Because we’re all too broke to go to the theater or afford gold-plated rental services, FSR is offering free movies every Monday for the month of September. If this title doesn’t strike your fancy, head to Crackle.com to see what else they have for your viewing pleasure. The selection is great, and even better – the price is right.
American Movie is the kind of documentary that sneaks by most and gets embedded permanently on the memory of the lucky few who watch it. Mark Borchardt is an incredibly compelling person because he’s a lot like you and me. He owns a huge pile of published scripts that creep like vines up his bookcase shelves, he’s struggling to sift through the paper ocean of bills threatening to drown him, and he’s getting a team together to make a horror film called Coven. He’s also not at all like us, because he might possibly be insane. What results is an incredible instant classic that’s a sympathetic version of People of Wal-Mart meets Quentin Tarantino’s Film School.
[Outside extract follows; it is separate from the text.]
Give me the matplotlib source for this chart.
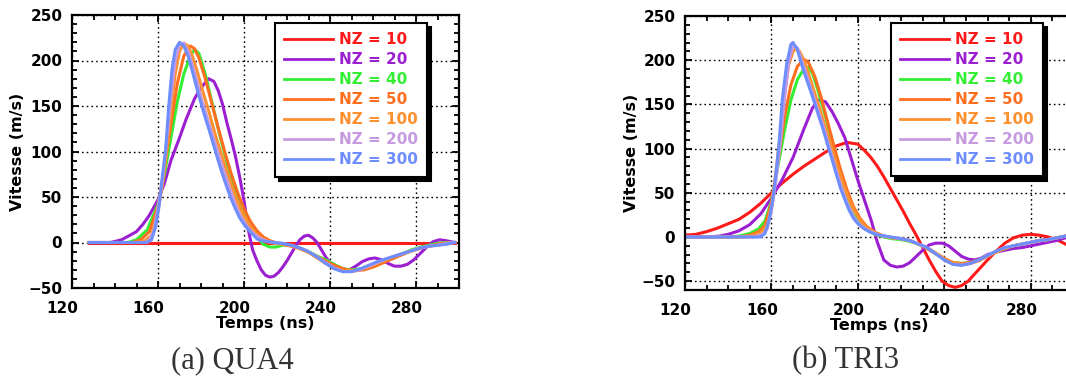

If you’ve ever tried to make a movie, or if you’re just a huge fan of the artform, you owe it to yourself to check this movie out. You can either read me ramble on about it, or you can go watch it for yourself.
So what happens when a half-Satanist/half-Christian with a mullet tries to make a horror film? A movie probably more compelling than the Dawn of the Dead-style horror film he’s trying to make.
For every production going on in the backyards of America, there are probably few that look like the ones championed by Mark Borchardt – the gangly genius who doesn’t know how to pronounce the word “Coven.” It’s clear from the beginning that he’s troubled by the life around him. He’s obsessed with film, but he is stuck spinning his wheels in a small town, unable to be taken seriously. He’s got child support to pay, he owes everyone money, and he’s overcoming an addiction problem. That depression is juxtaposed by the highly professional nature of all of the pre-production meetings and the technical talk from Borchardt. It’s clear that he knows a lot even though he doesn’t know what he’s doing.
Coming straight out of the mid-90s, it’s still a somber view of American life amidst all the film fascination. It’s a small town portrait of some who only have the scratch off lottery to look forward to and others who have it all truly pulled together. The making of the movie takes a backseat to what’s really a documentary about a handful of people with real problems who become an odd, dysfunctional family.
At points hilarious. At points heart-breaking. At all points an engrossing documentary that will stick with you well beyond the credits.